REQUIREMENTS
Print exactly those lines that run from the beginning of the data to the line bearing "Chart.register(...registerables);", inclusive.

EXERCISE INPUT
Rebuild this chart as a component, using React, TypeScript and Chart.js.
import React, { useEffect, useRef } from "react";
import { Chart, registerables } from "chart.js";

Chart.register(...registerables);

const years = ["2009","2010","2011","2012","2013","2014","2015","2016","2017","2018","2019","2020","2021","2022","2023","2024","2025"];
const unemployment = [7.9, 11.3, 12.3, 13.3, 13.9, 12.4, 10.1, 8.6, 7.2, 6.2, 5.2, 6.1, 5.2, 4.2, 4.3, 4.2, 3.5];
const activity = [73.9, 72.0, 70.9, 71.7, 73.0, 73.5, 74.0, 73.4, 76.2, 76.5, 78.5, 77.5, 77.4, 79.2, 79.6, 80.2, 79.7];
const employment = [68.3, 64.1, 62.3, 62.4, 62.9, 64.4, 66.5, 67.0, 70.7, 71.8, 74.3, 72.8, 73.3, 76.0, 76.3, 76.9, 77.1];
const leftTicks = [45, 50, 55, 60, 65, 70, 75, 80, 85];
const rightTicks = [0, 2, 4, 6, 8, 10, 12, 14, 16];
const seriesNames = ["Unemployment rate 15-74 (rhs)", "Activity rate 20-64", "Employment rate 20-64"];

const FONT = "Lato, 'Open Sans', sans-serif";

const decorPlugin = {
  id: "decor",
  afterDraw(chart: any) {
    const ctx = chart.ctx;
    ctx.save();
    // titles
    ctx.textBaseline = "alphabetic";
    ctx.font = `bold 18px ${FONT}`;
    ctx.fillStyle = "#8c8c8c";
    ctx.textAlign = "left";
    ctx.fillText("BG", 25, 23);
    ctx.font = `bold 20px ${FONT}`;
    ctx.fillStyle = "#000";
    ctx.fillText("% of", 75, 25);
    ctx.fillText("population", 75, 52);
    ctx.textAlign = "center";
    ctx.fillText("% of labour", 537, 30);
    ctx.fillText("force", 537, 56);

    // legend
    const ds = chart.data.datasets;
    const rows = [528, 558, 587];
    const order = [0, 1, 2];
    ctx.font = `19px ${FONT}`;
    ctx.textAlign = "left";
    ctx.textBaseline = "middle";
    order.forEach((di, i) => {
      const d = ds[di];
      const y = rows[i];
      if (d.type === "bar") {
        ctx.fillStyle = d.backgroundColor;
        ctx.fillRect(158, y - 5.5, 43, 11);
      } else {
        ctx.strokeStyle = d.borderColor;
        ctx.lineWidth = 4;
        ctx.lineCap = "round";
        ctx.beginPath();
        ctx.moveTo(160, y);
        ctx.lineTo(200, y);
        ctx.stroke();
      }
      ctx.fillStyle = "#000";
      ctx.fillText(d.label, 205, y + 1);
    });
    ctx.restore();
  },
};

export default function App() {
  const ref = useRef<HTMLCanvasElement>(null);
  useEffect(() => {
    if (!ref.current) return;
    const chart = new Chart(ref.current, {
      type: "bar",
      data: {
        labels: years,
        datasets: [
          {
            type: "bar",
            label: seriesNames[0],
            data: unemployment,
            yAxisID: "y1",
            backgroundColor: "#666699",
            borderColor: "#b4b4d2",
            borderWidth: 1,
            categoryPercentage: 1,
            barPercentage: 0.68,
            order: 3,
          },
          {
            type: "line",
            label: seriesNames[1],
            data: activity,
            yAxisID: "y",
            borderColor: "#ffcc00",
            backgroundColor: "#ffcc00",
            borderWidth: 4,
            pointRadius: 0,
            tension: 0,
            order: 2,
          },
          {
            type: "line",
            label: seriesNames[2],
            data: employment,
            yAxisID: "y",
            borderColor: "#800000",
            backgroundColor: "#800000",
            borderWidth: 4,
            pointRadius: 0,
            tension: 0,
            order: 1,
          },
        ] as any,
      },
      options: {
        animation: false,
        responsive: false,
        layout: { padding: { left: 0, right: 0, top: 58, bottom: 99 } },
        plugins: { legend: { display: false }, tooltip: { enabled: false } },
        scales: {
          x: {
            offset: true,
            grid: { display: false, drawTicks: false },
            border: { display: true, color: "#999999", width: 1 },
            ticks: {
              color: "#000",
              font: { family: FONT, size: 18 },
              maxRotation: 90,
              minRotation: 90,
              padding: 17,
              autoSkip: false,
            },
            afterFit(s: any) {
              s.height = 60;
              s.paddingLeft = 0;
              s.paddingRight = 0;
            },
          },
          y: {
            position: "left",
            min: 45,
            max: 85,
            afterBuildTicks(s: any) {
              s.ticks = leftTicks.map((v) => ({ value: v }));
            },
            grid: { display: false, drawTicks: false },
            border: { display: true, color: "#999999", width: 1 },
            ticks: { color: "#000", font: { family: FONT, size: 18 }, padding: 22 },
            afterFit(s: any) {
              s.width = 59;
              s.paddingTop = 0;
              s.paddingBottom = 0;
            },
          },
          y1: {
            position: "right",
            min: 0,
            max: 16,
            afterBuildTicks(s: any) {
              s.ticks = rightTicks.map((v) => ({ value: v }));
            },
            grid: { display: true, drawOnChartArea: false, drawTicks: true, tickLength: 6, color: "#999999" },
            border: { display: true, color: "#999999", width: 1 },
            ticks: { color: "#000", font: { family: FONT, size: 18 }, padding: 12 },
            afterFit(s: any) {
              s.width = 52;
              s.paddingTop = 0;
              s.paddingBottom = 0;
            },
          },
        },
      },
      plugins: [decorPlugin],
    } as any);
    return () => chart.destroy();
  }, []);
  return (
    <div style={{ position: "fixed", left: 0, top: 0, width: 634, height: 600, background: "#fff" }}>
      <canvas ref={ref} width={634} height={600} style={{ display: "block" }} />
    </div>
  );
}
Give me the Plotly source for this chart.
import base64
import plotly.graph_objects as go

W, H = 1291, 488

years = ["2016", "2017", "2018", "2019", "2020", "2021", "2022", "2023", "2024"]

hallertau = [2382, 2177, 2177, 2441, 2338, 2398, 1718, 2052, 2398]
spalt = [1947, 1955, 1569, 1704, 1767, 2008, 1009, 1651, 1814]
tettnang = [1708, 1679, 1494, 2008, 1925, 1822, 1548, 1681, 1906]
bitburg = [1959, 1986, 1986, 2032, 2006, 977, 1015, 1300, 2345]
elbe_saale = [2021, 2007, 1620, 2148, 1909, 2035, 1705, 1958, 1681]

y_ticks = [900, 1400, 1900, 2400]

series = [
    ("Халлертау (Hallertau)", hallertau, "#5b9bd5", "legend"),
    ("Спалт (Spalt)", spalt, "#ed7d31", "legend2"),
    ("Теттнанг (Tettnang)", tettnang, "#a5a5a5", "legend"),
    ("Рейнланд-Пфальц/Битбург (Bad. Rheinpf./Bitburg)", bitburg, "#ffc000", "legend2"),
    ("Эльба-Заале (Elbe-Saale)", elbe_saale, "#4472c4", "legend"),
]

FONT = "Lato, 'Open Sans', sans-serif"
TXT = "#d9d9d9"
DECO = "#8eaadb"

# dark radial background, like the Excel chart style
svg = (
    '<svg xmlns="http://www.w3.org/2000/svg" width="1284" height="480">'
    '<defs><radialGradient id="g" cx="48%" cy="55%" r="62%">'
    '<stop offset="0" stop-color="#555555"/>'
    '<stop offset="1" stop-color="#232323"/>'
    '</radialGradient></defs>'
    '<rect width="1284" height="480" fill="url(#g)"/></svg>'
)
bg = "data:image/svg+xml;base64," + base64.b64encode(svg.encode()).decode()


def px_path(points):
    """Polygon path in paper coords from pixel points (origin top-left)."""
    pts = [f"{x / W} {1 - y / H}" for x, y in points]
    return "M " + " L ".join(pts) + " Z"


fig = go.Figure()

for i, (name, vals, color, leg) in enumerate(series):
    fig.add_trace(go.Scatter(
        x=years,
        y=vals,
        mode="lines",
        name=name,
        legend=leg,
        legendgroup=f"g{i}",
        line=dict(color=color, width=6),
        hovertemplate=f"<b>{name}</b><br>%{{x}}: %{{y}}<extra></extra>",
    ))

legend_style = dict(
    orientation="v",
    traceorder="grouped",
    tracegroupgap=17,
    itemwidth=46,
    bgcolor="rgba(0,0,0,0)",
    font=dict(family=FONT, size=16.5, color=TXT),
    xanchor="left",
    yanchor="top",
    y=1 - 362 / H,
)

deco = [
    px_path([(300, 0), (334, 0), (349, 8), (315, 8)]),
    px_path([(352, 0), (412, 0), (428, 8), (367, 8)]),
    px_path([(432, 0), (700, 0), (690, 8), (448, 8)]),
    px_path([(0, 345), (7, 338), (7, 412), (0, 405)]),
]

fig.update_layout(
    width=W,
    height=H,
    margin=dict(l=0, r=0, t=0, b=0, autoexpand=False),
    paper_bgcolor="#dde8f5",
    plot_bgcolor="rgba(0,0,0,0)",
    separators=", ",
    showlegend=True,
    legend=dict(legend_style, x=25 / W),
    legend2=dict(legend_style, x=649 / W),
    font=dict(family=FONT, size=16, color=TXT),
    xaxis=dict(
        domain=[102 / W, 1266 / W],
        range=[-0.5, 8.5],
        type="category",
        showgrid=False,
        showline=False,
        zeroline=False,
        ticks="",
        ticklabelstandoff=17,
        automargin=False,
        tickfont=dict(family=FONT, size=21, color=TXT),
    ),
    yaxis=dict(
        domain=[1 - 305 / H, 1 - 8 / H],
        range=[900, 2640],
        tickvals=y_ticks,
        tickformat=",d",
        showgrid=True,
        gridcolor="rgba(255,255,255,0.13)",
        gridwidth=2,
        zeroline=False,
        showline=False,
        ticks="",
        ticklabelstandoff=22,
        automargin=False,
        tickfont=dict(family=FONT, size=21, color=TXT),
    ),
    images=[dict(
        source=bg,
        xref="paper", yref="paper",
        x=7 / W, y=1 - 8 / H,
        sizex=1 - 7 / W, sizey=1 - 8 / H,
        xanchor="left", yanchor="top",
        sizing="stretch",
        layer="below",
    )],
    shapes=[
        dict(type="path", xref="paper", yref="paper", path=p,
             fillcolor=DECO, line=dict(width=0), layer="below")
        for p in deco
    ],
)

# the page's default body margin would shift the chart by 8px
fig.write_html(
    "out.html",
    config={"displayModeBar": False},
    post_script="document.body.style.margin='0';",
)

RESPONSE TO THIS EXERCISE
Rebuild this chart as a component, using React, TypeScript and Chart.js.
import React, { useEffect, useRef } from "react";
import { Chart, registerables } from "chart.js";

Chart.register(...registerables);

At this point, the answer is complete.